Generative Feature Enhancement and Metric Learning for Few-Shot Defects in Aero-Engine Blades

Abstract

The structural integrity of aero-engine blades is paramount to aviation safety, requiring rigorous inspection protocols to identify surface and sub-surface defects. While deep learning has revolutionized industrial defect detection, its efficacy is severely constrained in aerospace applications by the paucity of defect samples, a condition known as the few-shot learning problem. Standard convolutional neural networks struggle to generalize from limited data, leading to overfitting and poor recognition of rare defect classes. This paper proposes a novel framework that integrates Generative Feature Enhancement with Metric Learning to address the scarcity of labeled defect data in aero-engine blades.
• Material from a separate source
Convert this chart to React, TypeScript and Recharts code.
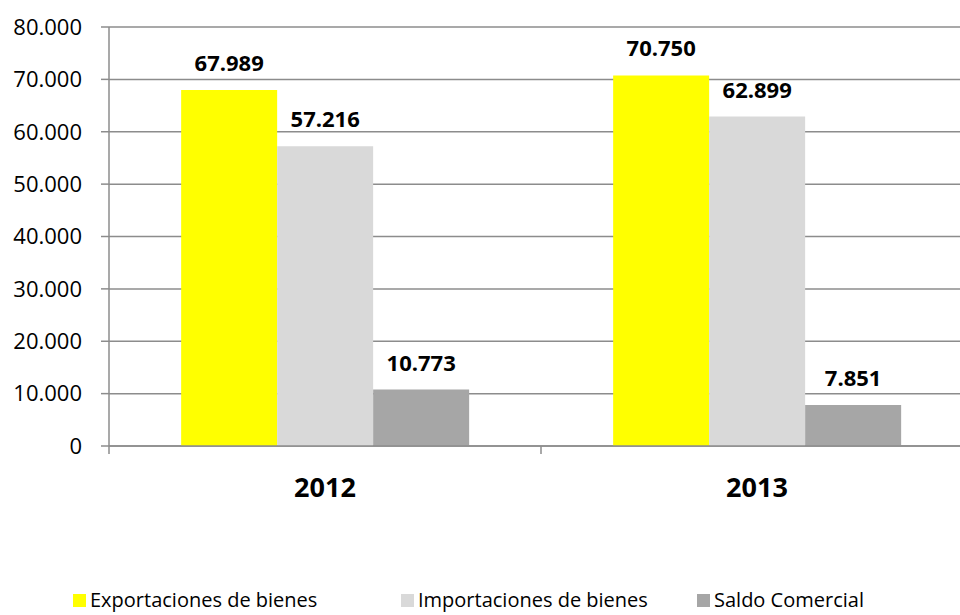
import { Bar, BarChart, CartesianGrid, LabelList, XAxis, YAxis } from "recharts"

const years = ["2012", "2013"]
const exportaciones = [67989, 70750]
const importaciones = [57216, 62899]
const saldo = [10773, 7851]
const yTicks = [0, 10000, 20000, 30000, 40000, 50000, 60000, 70000, 80000]

const series = [
  { key: "exportaciones", name: "Exportaciones de bienes", color: "#FFFF00" },
  { key: "importaciones", name: "Importaciones de bienes", color: "#D9D9D9" },
  { key: "saldo", name: "Saldo Comercial", color: "#A6A6A6" },
]
const legendLeft = [73, 401, 697]

const data = years.map((year, i) => ({
  year,
  exportaciones: exportaciones[i],
  importaciones: importaciones[i],
  saldo: saldo[i],
}))

const CHART_W = 973
const Y_AXIS_W = 109
const HALF_BAND = (CHART_W - Y_AXIS_W) / years.length / 2
const FONT = "'Open Sans', sans-serif"
const GRID = "#8C8C8C"

const fmt = (v: number) => String(v).replace(/\B(?=(\d{3})+(?!\d))/g, ".")

function YearTick(props: any) {
  const { x, y, payload, index } = props
  return (
    <g>
      <line x1={x + HALF_BAND} x2={x + HALF_BAND} y1={y} y2={y + 8} stroke={GRID} strokeWidth={1.5} />
      {index === 0 && (
        <line x1={x - HALF_BAND} x2={x - HALF_BAND} y1={y} y2={y + 8} stroke={GRID} strokeWidth={1.5} />
      )}
      <text x={x} y={y + 51} textAnchor="middle" fontSize={27} fontWeight="bold" fill="#000" fontFamily={FONT}>
        {payload.value}
      </text>
    </g>
  )
}

export default function App() {
  return (
    <div style={{ position: "absolute", left: 0, top: 0, width: 960, height: 615, overflow: "hidden", background: "#fff", fontFamily: FONT }}>
      <BarChart
        width={CHART_W}
        height={615}
        data={data}
        margin={{ top: 27, right: 0, bottom: 0, left: 0 }}
        barCategoryGap="16.7%"
        barGap={0}
      >
        <CartesianGrid vertical={false} stroke={GRID} strokeWidth={1.5} />
        <XAxis
          dataKey="year"
          height={169}
          tickLine={false}
          tickSize={0}
          tickMargin={0}
          axisLine={{ stroke: GRID, strokeWidth: 1.5 }}
          tick={<YearTick />}
        />
        <YAxis
          width={Y_AXIS_W}
          domain={[0, 80000]}
          ticks={yTicks}
          interval={0}
          tickFormatter={fmt}
          tickSize={8}
          tickMargin={19}
          tickLine={{ stroke: GRID, strokeWidth: 1.5 }}
          axisLine={{ stroke: GRID, strokeWidth: 1.5 }}
          tick={{ fill: "#000", fontSize: 22, fontFamily: FONT }}
        />
        {series.map((s) => (
          <Bar key={s.key} dataKey={s.key} name={s.name} fill={s.color} isAnimationActive={false}>
            <LabelList
              dataKey={s.key}
              position="top"
              offset={19}
              formatter={(v: any) => fmt(Number(v))}
              style={{ fontSize: 22, fontWeight: "bold", fill: "#000", fontFamily: FONT }}
            />
          </Bar>
        ))}
      </BarChart>
      {series.map((s, i) => (
        <div
          key={s.key}
          style={{ position: "absolute", left: legendLeft[i], top: 587, display: "flex", alignItems: "center", fontSize: 20, color: "#000" }}
        >
          <span style={{ display: "inline-block", width: 13, height: 13, background: s.color, marginRight: 4 }} />
          <span style={{ lineHeight: "26px" }}>{s.name}</span>
        </div>
      ))}
    </div>
  )
}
Unlike traditional data augmentation techniques that operate in the image space, our approach synthesizes diverse training samples in the high-dimensional feature space using a modified generative adversarial network. Concurrently, a metric learning module optimizes the embedding space to ensure that defects of the same class are clustered tightly while maintaining significant separation from non-defect samples and other defect categories. Experimental results demonstrate that the proposed method significantly outperforms state-of-the-art few-shot learning algorithms in identifying micro-cracks, erosion, and ablation on blade surfaces. The dual-branch architecture ensures robust generalization capabilities even when training examples are reduced to single digits per category.